Dívida será quitada, diz governo
O secretário estadual de Fazenda, Julio Bueno, defende o aumento do ICMS, mas Pezão se mantém reticente.
— Ele (o secretário) pede isso desde o início do governo, mas até agora ainda não me convenceu — afirmou, ressaltando que, antes, é preciso melhorar os mecanismos de cobrança vigentes.
Pezão definiu a visita ao Sul como uma discussão das “angústias que os estados têm passado”. O Rio Grande do Sul também já suspendeu pagamento de fornecedores, parcelou salários de serviços e atrasou o pagamento da dívida com a União — o que gerou um bloqueio nas contas estaduais. Desde que teve início o revés financeiro, uma crise se instalou na saúde, e o estado teve que lidar com greve de professores e até na segurança pública.
Segundo o secretário estadual de Fazenda, Julio Bueno, foi adiado para o final do mês o pagamento de R$ 88 milhões a 7.600 fornecedores. Mas assegurou que a dívida será quitada:
— O problema é que fomos atropelados por uma crise que tem a imprevisibilidade como uma das principais e mais perversas características.
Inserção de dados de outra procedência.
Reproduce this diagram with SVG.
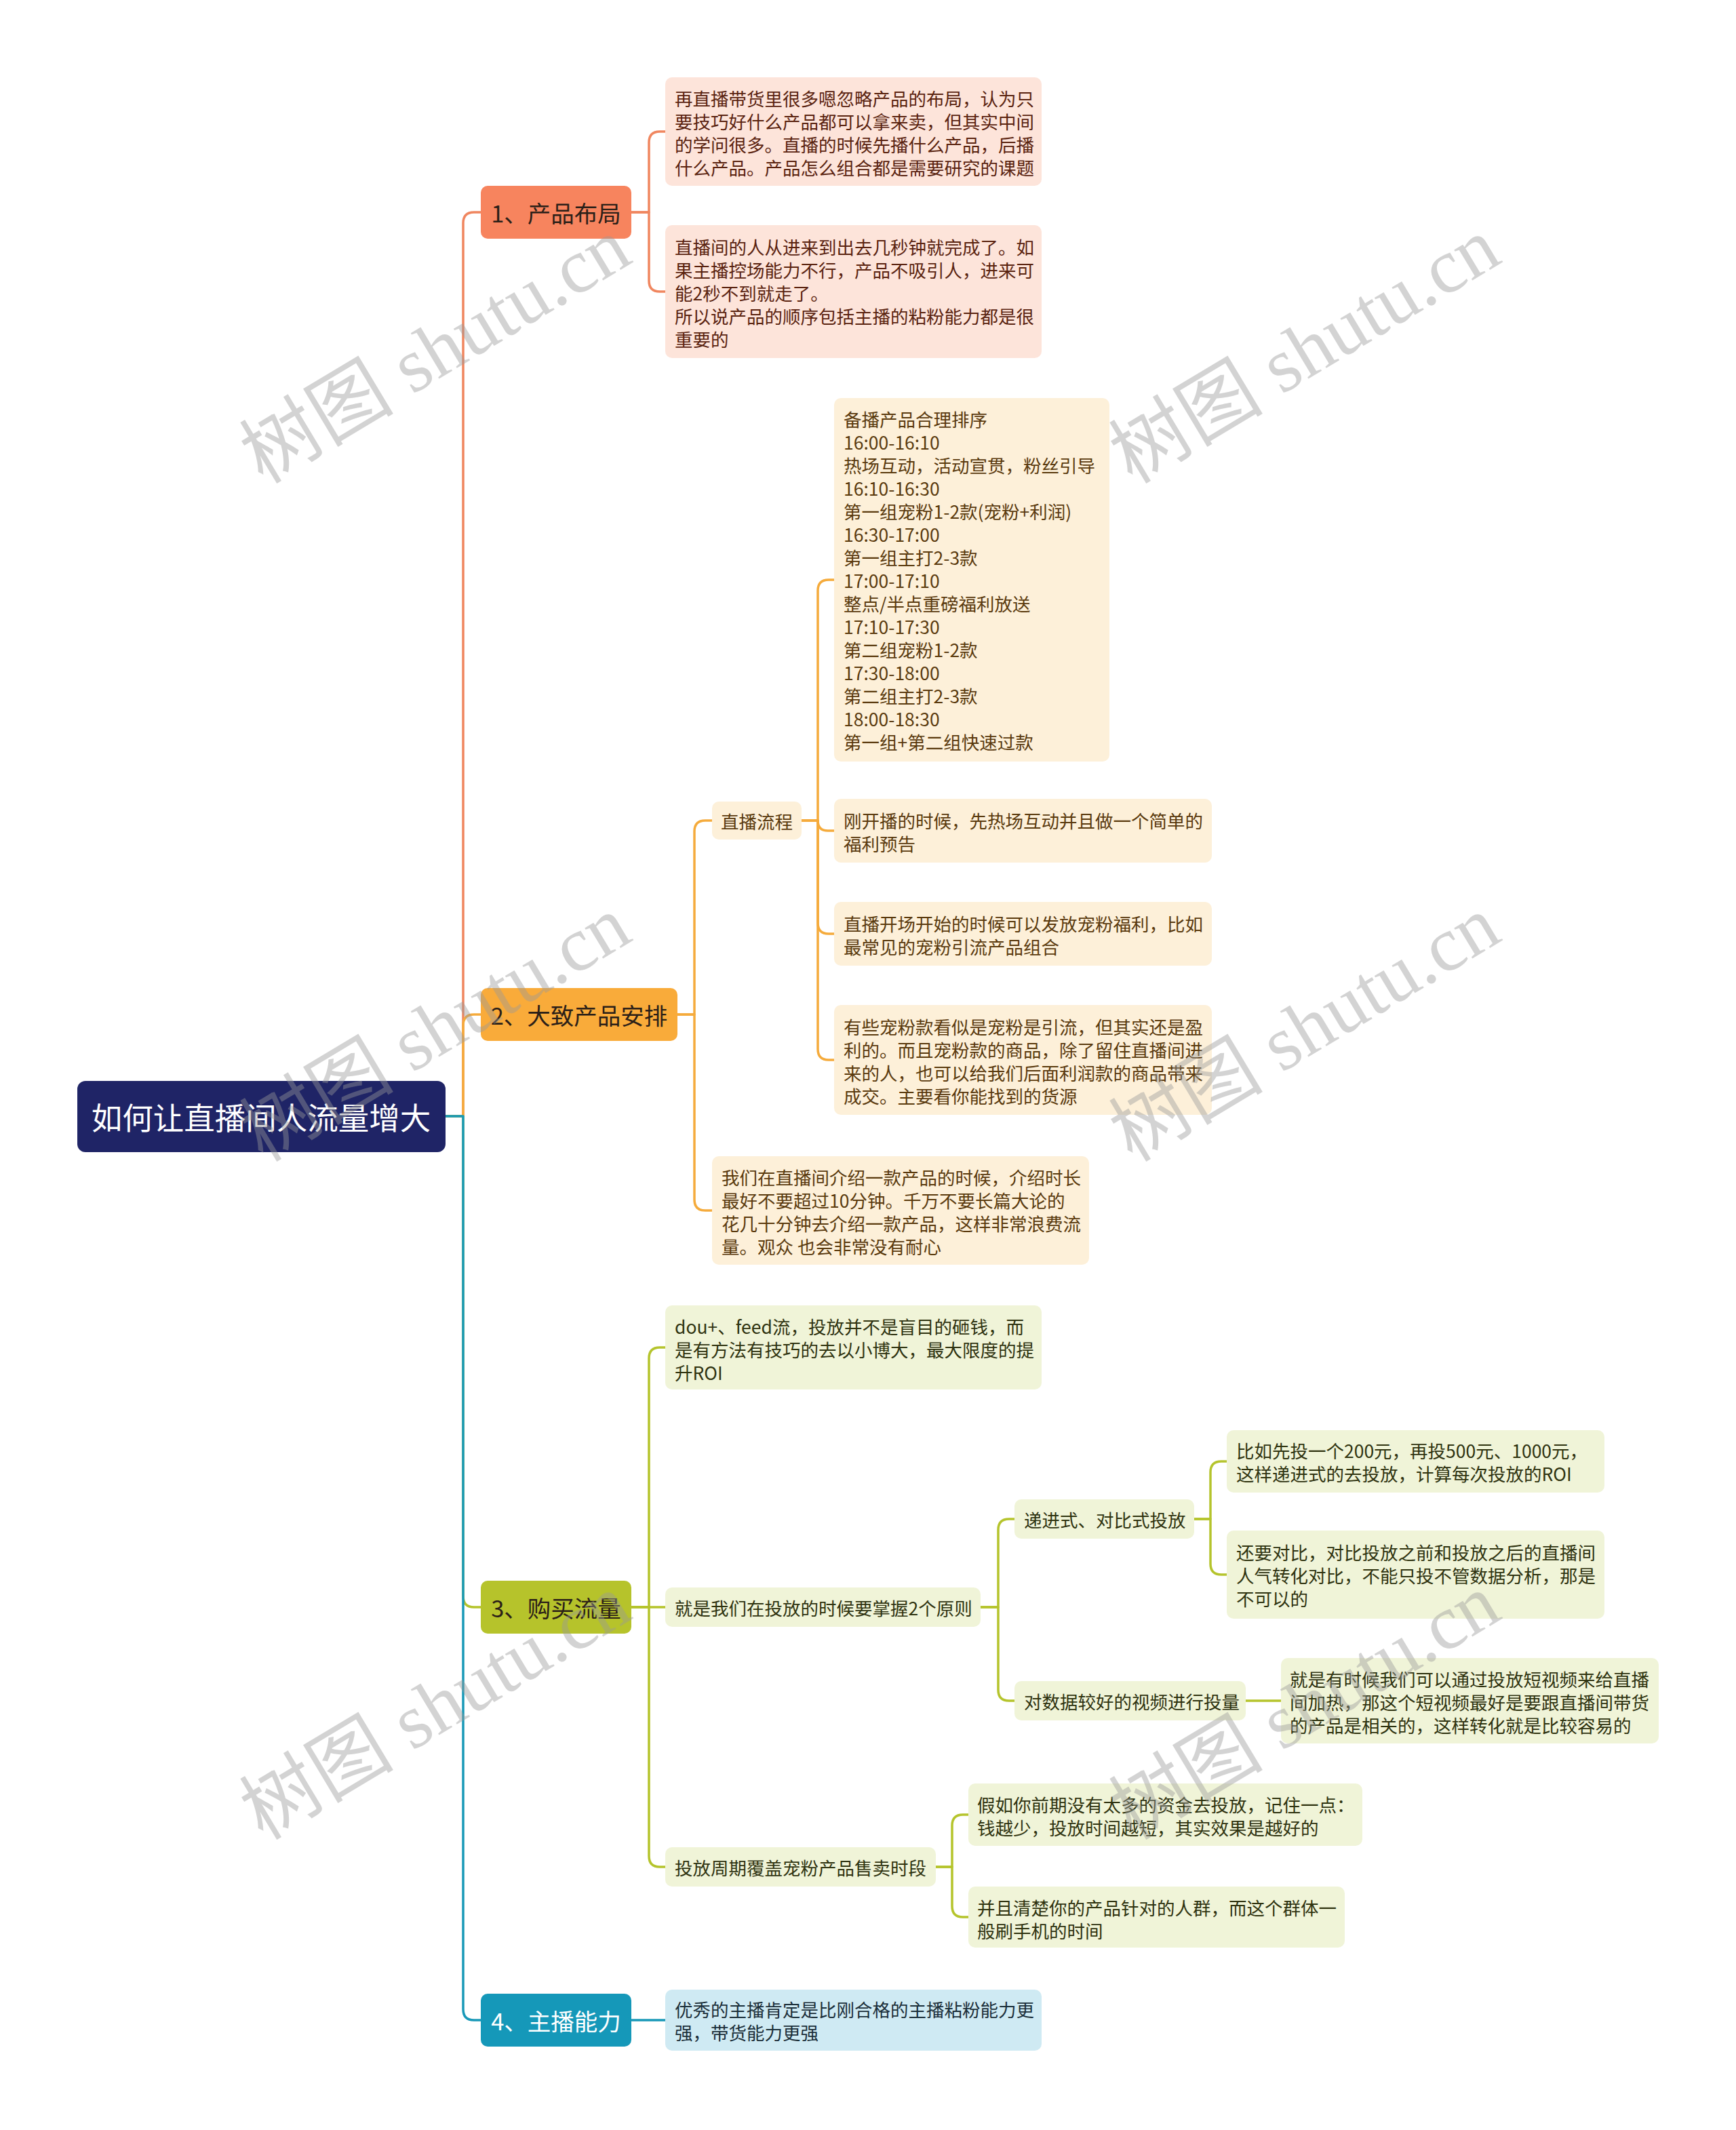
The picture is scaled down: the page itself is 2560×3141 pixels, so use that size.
<svg xmlns="http://www.w3.org/2000/svg" width="2560" height="3141" viewBox="0 0 2560 3141">
<style>
text{font-family:"Noto Sans CJK SC","Liberation Sans",sans-serif;}
.root{fill:#1f2466;}
.rt{fill:#ffffff;font-size:45.5px;}
.bt{font-size:34.5px;fill:#2b2018;}
.ct{font-size:26.5px;}
.b1{fill:#f7845e;}
.b2{fill:#f9ab3a;}
.b3{fill:#b6c32b;}
.b4{fill:#1598b9;}
.c1{fill:#fde4da;}
.c2{fill:#fdf0d9;}
.c3{fill:#f0f4d8;}
.c4{fill:#cfeaf3;}
.t1{fill:#5a2310;}
.t2{fill:#5a3a0e;}
.t3{fill:#2f3310;}
.t4{fill:#1b2f3a;}
.l{fill:none;stroke-width:3.5;stroke-linecap:round;stroke-linejoin:round;}
.s1{stroke:#f0865f;}
.s2{stroke:#f5ab3c;}
.s3{stroke:#b5c42c;}
.s4{stroke:#1a99b8;}
.wm{font-family:"Liberation Serif","Noto Sans CJK SC",serif;font-size:114px;fill:#999999;opacity:0.42;}
</style>
<rect width="2560" height="3141" fill="#ffffff"/>
<g id="connectors">
<path class="l s1" d="M657 1646 H683 V329 Q683 313 699 313 H709"/>
<path class="l s2" d="M657 1646 H683 V1512 Q683 1496 699 1496 H709"/>
<path class="l s3" d="M657 1646 H683 V2354 Q683 2370 699 2370 H709"/>
<path class="l s4" d="M657 1646 H683 V2963 Q683 2979 699 2979 H709"/>
<path class="l s1" d="M931 313 H957 V210 Q957 194 973 194 H981"/>
<path class="l s1" d="M931 313 H957 V414 Q957 430 973 430 H981"/>
<path class="l s2" d="M999 1496 H1024 V1226 Q1024 1210 1040 1210 H1050"/>
<path class="l s2" d="M999 1496 H1024 V1769 Q1024 1785 1040 1785 H1050"/>
<path class="l s2" d="M1182 1210 H1206 V871 Q1206 855 1222 855 H1230"/>
<path class="l s2" d="M1182 1210 H1206 Q1206 1225 1221 1225 H1230"/>
<path class="l s2" d="M1182 1210 H1206 V1361 Q1206 1377 1222 1377 H1230"/>
<path class="l s2" d="M1182 1210 H1206 V1547 Q1206 1563 1222 1563 H1230"/>
<path class="l s3" d="M931 2370 H957 V2003 Q957 1987 973 1987 H981"/>
<path class="l s3" d="M931 2370 H981"/>
<path class="l s3" d="M931 2370 H957 V2737 Q957 2753 973 2753 H981"/>
<path class="l s3" d="M1446 2370 H1472 V2256 Q1472 2240 1488 2240 H1496"/>
<path class="l s3" d="M1446 2370 H1472 V2492 Q1472 2508 1488 2508 H1496"/>
<path class="l s3" d="M1761 2240 H1785 V2171 Q1785 2155 1801 2155 H1809"/>
<path class="l s3" d="M1761 2240 H1785 V2306 Q1785 2322 1801 2322 H1809"/>
<path class="l s3" d="M1837 2508 H1889"/>
<path class="l s3" d="M1380 2753 H1404 V2692 Q1404 2676 1420 2676 H1428"/>
<path class="l s3" d="M1380 2753 H1404 V2811 Q1404 2827 1420 2827 H1428"/>
<path class="l s4" d="M931 2979 H981"/>
</g>
<g id="root">
<rect class="root" x="114" y="1594" width="543" height="105" rx="12"/>
<text class="rt" x="385" y="1646" text-anchor="middle" dominant-baseline="central">如何让直播间人流量增大</text>
</g>
<g id="b1">
<rect class="b1" x="709" y="274" width="222" height="78" rx="10"/>
<text class="bt" x="820" y="313" text-anchor="middle" dominant-baseline="central">1、产品布局</text>
</g>
<g id="b1a">
<rect class="c1" x="981" y="114" width="555" height="160" rx="10"/>
<text class="ct t1" dominant-baseline="central"><tspan x="995" y="144">再直播带货里很多嗯忽略产品的布局，认为只</tspan><tspan x="995" y="178">要技巧好什么产品都可以拿来卖，但其实中间</tspan><tspan x="995" y="212">的学问很多。直播的时候先播什么产品，后播</tspan><tspan x="995" y="246">什么产品。产品怎么组合都是需要研究的课题</tspan></text>
</g>
<g id="b1b">
<rect class="c1" x="981" y="332" width="555" height="196" rx="10"/>
<text class="ct t1" dominant-baseline="central"><tspan x="995" y="363">直播间的人从进来到出去几秒钟就完成了。如</tspan><tspan x="995" y="397">果主播控场能力不行，产品不吸引人，进来可</tspan><tspan x="995" y="431">能2秒不到就走了。</tspan><tspan x="995" y="465">所以说产品的顺序包括主播的粘粉能力都是很</tspan><tspan x="995" y="499">重要的</tspan></text>
</g>
<g id="b2">
<rect class="b2" x="709" y="1457" width="290" height="78" rx="10"/>
<text class="bt" x="854" y="1496" text-anchor="middle" dominant-baseline="central">2、大致产品安排</text>
</g>
<g id="b2a">
<rect class="c2" x="1050" y="1182" width="132" height="56" rx="10"/>
<text class="ct t2" x="1116" y="1210" text-anchor="middle" dominant-baseline="central">直播流程</text>
</g>
<g id="b2a1">
<rect class="c2" x="1230" y="587" width="406" height="536" rx="10"/>
<text class="ct t2" dominant-baseline="central"><tspan x="1244" y="617">备播产品合理排序</tspan><tspan x="1244" y="651">16:00-16:10</tspan><tspan x="1244" y="685">热场互动，活动宣贯，粉丝引导</tspan><tspan x="1244" y="719">16:10-16:30</tspan><tspan x="1244" y="753">第一组宠粉1-2款(宠粉+利润)</tspan><tspan x="1244" y="787">16:30-17:00</tspan><tspan x="1244" y="821">第一组主打2-3款</tspan><tspan x="1244" y="855">17:00-17:10</tspan><tspan x="1244" y="889">整点/半点重磅福利放送</tspan><tspan x="1244" y="923">17:10-17:30</tspan><tspan x="1244" y="957">第二组宠粉1-2款</tspan><tspan x="1244" y="991">17:30-18:00</tspan><tspan x="1244" y="1025">第二组主打2-3款</tspan><tspan x="1244" y="1059">18:00-18:30</tspan><tspan x="1244" y="1093">第一组+第二组快速过款</tspan></text>
</g>
<g id="b2a2">
<rect class="c2" x="1230" y="1178" width="557" height="94" rx="10"/>
<text class="ct t2" dominant-baseline="central"><tspan x="1244" y="1209">刚开播的时候，先热场互动并且做一个简单的</tspan><tspan x="1244" y="1243">福利预告</tspan></text>
</g>
<g id="b2a3">
<rect class="c2" x="1230" y="1330" width="557" height="94" rx="10"/>
<text class="ct t2" dominant-baseline="central"><tspan x="1244" y="1361">直播开场开始的时候可以发放宠粉福利，比如</tspan><tspan x="1244" y="1395">最常见的宠粉引流产品组合</tspan></text>
</g>
<g id="b2a4">
<rect class="c2" x="1230" y="1482" width="557" height="162" rx="10"/>
<text class="ct t2" dominant-baseline="central"><tspan x="1244" y="1513">有些宠粉款看似是宠粉是引流，但其实还是盈</tspan><tspan x="1244" y="1547">利的。而且宠粉款的商品，除了留住直播间进</tspan><tspan x="1244" y="1581">来的人，也可以给我们后面利润款的商品带来</tspan><tspan x="1244" y="1615">成交。主要看你能找到的货源</tspan></text>
</g>
<g id="b2b">
<rect class="c2" x="1050" y="1705" width="556" height="160" rx="10"/>
<text class="ct t2" dominant-baseline="central"><tspan x="1064" y="1735">我们在直播间介绍一款产品的时候，介绍时长</tspan><tspan x="1064" y="1769">最好不要超过10分钟。千万不要长篇大论的</tspan><tspan x="1064" y="1803">花几十分钟去介绍一款产品，这样非常浪费流</tspan><tspan x="1064" y="1837">量。观众 也会非常没有耐心</tspan></text>
</g>
<g id="b3">
<rect class="b3" x="709" y="2331" width="222" height="78" rx="10"/>
<text class="bt" x="820" y="2370" text-anchor="middle" dominant-baseline="central">3、购买流量</text>
</g>
<g id="b3a">
<rect class="c3" x="981" y="1925" width="555" height="124" rx="10"/>
<text class="ct t3" dominant-baseline="central"><tspan x="995" y="1955">dou+、feed流，投放并不是盲目的砸钱，而</tspan><tspan x="995" y="1989">是有方法有技巧的去以小博大，最大限度的提</tspan><tspan x="995" y="2023">升ROI</tspan></text>
</g>
<g id="b3b">
<rect class="c3" x="981" y="2341" width="465" height="58" rx="10"/>
<text class="ct t3" x="995" y="2370" dominant-baseline="central">就是我们在投放的时候要掌握2个原则</text>
</g>
<g id="b3b1">
<rect class="c3" x="1496" y="2211" width="265" height="58" rx="10"/>
<text class="ct t3" x="1510" y="2240" dominant-baseline="central">递进式、对比式投放</text>
</g>
<g id="b3b1a">
<rect class="c3" x="1809" y="2109" width="557" height="92" rx="10"/>
<text class="ct t3" dominant-baseline="central"><tspan x="1823" y="2138">比如先投一个200元，再投500元、1000元，</tspan><tspan x="1823" y="2172">这样递进式的去投放，计算每次投放的ROI</tspan></text>
</g>
<g id="b3b1b">
<rect class="c3" x="1809" y="2257" width="557" height="130" rx="10"/>
<text class="ct t3" dominant-baseline="central"><tspan x="1823" y="2288">还要对比，对比投放之前和投放之后的直播间</tspan><tspan x="1823" y="2322">人气转化对比，不能只投不管数据分析，那是</tspan><tspan x="1823" y="2356">不可以的</tspan></text>
</g>
<g id="b3b2">
<rect class="c3" x="1496" y="2479" width="341" height="58" rx="10"/>
<text class="ct t3" x="1510" y="2508" dominant-baseline="central">对数据较好的视频进行投量</text>
</g>
<g id="b3b2a">
<rect class="c3" x="1889" y="2445" width="557" height="126" rx="10"/>
<text class="ct t3" dominant-baseline="central"><tspan x="1902" y="2475">就是有时候我们可以通过投放短视频来给直播</tspan><tspan x="1902" y="2509">间加热，那这个短视频最好是要跟直播间带货</tspan><tspan x="1902" y="2543">的产品是相关的，这样转化就是比较容易的</tspan></text>
</g>
<g id="b3c">
<rect class="c3" x="981" y="2724" width="399" height="58" rx="10"/>
<text class="ct t3" x="995" y="2753" dominant-baseline="central">投放周期覆盖宠粉产品售卖时段</text>
</g>
<g id="b3c1">
<rect class="c3" x="1428" y="2630" width="581" height="92" rx="10"/>
<text class="ct t3" dominant-baseline="central"><tspan x="1441" y="2660">假如你前期没有太多的资金去投放，记住一点：</tspan><tspan x="1441" y="2694">钱越少，投放时间越短，其实效果是越好的</tspan></text>
</g>
<g id="b3c2">
<rect class="c3" x="1428" y="2782" width="555" height="90" rx="10"/>
<text class="ct t3" dominant-baseline="central"><tspan x="1441" y="2812">并且清楚你的产品针对的人群，而这个群体一</tspan><tspan x="1441" y="2846">般刷手机的时间</tspan></text>
</g>
<g id="b4">
<rect class="b4" x="709" y="2940" width="222" height="78" rx="10"/>
<text class="bt" x="820" y="2979" text-anchor="middle" dominant-baseline="central" style="fill:#ffffff">4、主播能力</text>
</g>
<g id="b4a">
<rect class="c4" x="981" y="2934" width="555" height="90" rx="10"/>
<text class="ct t4" dominant-baseline="central"><tspan x="995" y="2962">优秀的主播肯定是比刚合格的主播粘粉能力更</tspan><tspan x="995" y="2996">强，带货能力更强</tspan></text>
</g>
<g id="watermarks">
<text class="wm" text-anchor="middle" dominant-baseline="central" transform="translate(642 517) rotate(-31)">树图 shutu.cn</text>
<text class="wm" text-anchor="middle" dominant-baseline="central" transform="translate(1924 517) rotate(-31)">树图 shutu.cn</text>
<text class="wm" text-anchor="middle" dominant-baseline="central" transform="translate(642 1517) rotate(-31)">树图 shutu.cn</text>
<text class="wm" text-anchor="middle" dominant-baseline="central" transform="translate(1924 1517) rotate(-31)">树图 shutu.cn</text>
<text class="wm" text-anchor="middle" dominant-baseline="central" transform="translate(642 2517) rotate(-31)">树图 shutu.cn</text>
<text class="wm" text-anchor="middle" dominant-baseline="central" transform="translate(1924 2517) rotate(-31)">树图 shutu.cn</text>
</g>
</svg>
Bueno disse também que os salários dos servidores ativos e inativos do estado estão rigorosamente em dia.
— O Rio de Janeiro não é uma ilha e tem sido severamente afetado pela forte desaceleração da economia brasileira. O forte peso do petróleo na economia do Rio agravou esses efeitos, já que houve uma queda significativa nos preços do barril, além da crise do setor de óleo e gás. A arrecadação no estado caiu 16%, em termos reais, só em outubro. Os servidores são nossos principais fornecedores, e o pagamento dos salários é prioridade absoluta do governador — avaliou.
Para o professor Istvan Kasznar, da Escola Brasileira de Administração Pública e de Empresas da FGV, o governador Pezão deve adotar medidas impopulares para enfrentar a crise.
— Ele deve tentar arrecadar mais, intensificando a fiscalização, e apoiar o Joaquim Levy na aprovação da CPMF. O governador está sentindo o mesmo que o contribuinte, com seu orçamento em petição de miséria. O que importa não é o primeiro ano da grande recessão, e sim a sequência das recessões dos anos que vêm.